* start Given information *

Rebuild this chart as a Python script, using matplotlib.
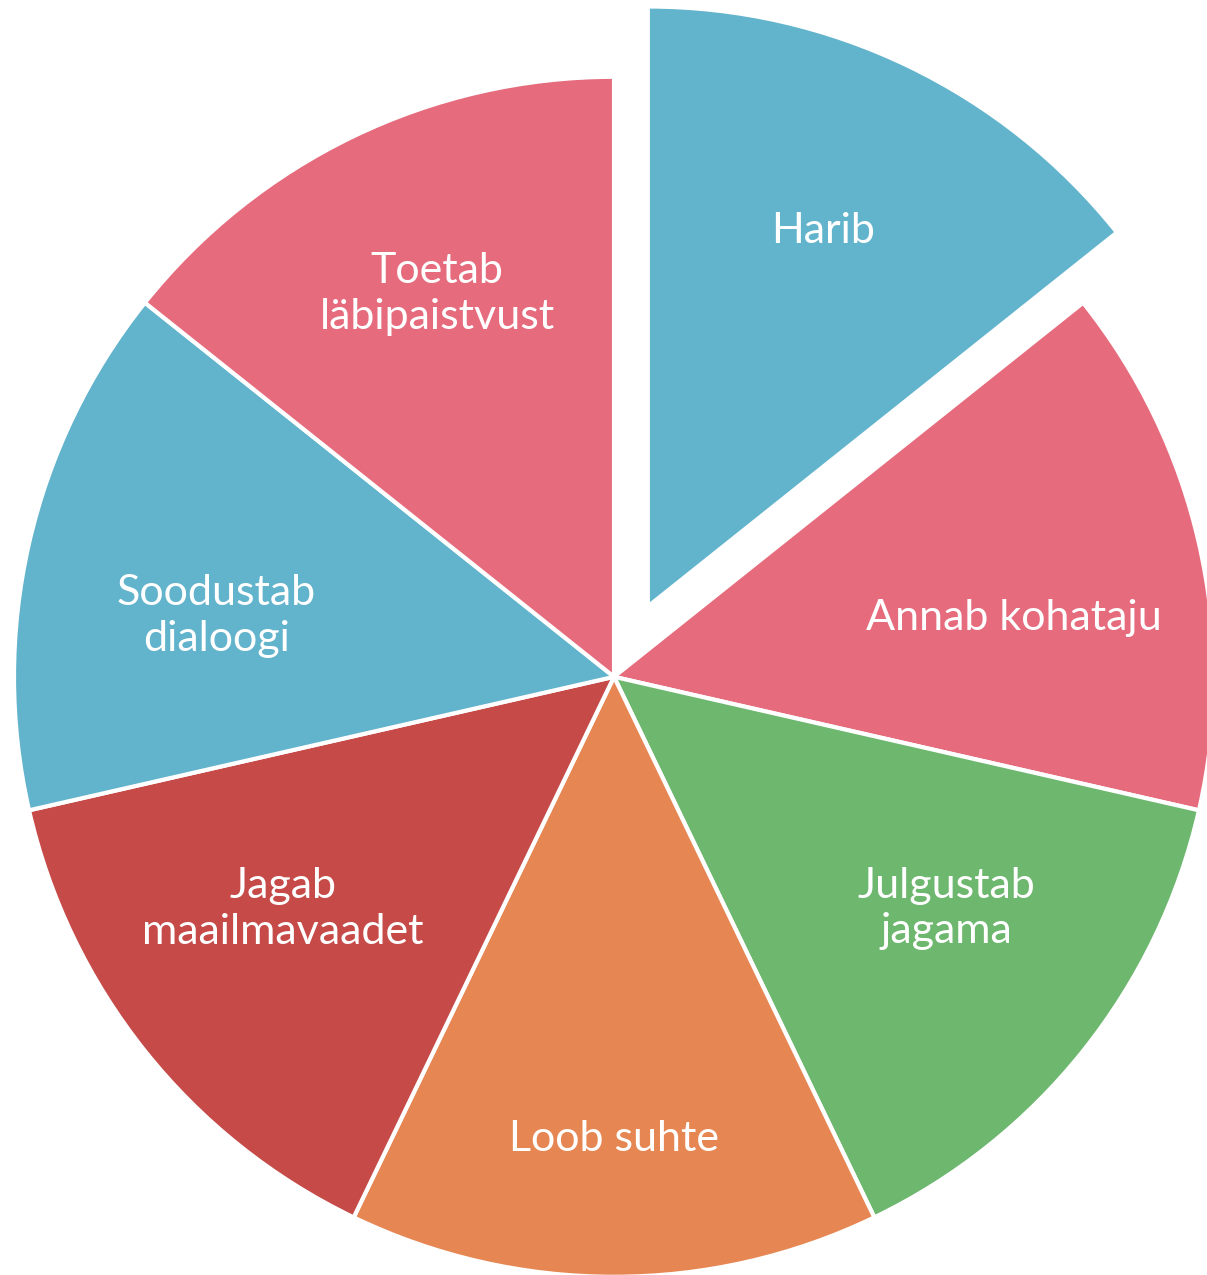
import matplotlib
matplotlib.use("Agg")
import matplotlib.pyplot as plt

# slices, clockwise from the top
labels = ["Harib", "Annab kohataju", "Julgustab\njagama", "Loob suhte",
          "Jagab\nmaailmavaadet", "Soodustab\ndialoogi", "Toetab\nläbipaistvust"]
values = [1, 1, 1, 1, 1, 1, 1]
colors = ["#62B3CC", "#E56B7D", "#6EB76F", "#E68753",
          "#C54A48", "#62B3CC", "#E56B7D"]
explode = [0.13, 0, 0, 0, 0, 0, 0]

fig = plt.figure(figsize=(12.07, 12.75), dpi=100)
ax = fig.add_axes([0, 0, 1, 1])

wedges, texts = ax.pie(values, labels=labels, colors=colors, explode=explode,
                       startangle=90, counterclock=False, labeldistance=0.68,
                       wedgeprops=dict(edgecolor="white", linewidth=3),
                       textprops=dict(color="white", fontsize=31,
                                      family=["Lato", "DejaVu Sans"],
                                      linespacing=1.25))

# small nudges so labels sit where the original put them
nudges = [(-0.003, 0.013), (0.003, -0.053), (0.022, 0.038), (0.0, -0.09),
          (-0.02, 0.037), (0.0, -0.05), (0.0, 0.025)]
for t, (dx, dy) in zip(texts, nudges):
    t.set_horizontalalignment("center")
    t.set_verticalalignment("center")
    x, y = t.get_position()
    t.set_position((x + dx, y + dy))

ax.set_xlim(-1.023, 0.988)
ax.set_ylim(-0.997, 1.128)
ax.set_aspect("equal")
ax.axis("off")

fig.savefig("out.png", dpi=100)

* end Given information *

▶ **Given instruction**:
Gather up every line from the listing above in which the word "matplotlib" occurs.

▶ **Answer to this exercise**:
Rebuild this chart as a Python script, using matplotlib.
import matplotlib
matplotlib.use("Agg")
import matplotlib.pyplot as plt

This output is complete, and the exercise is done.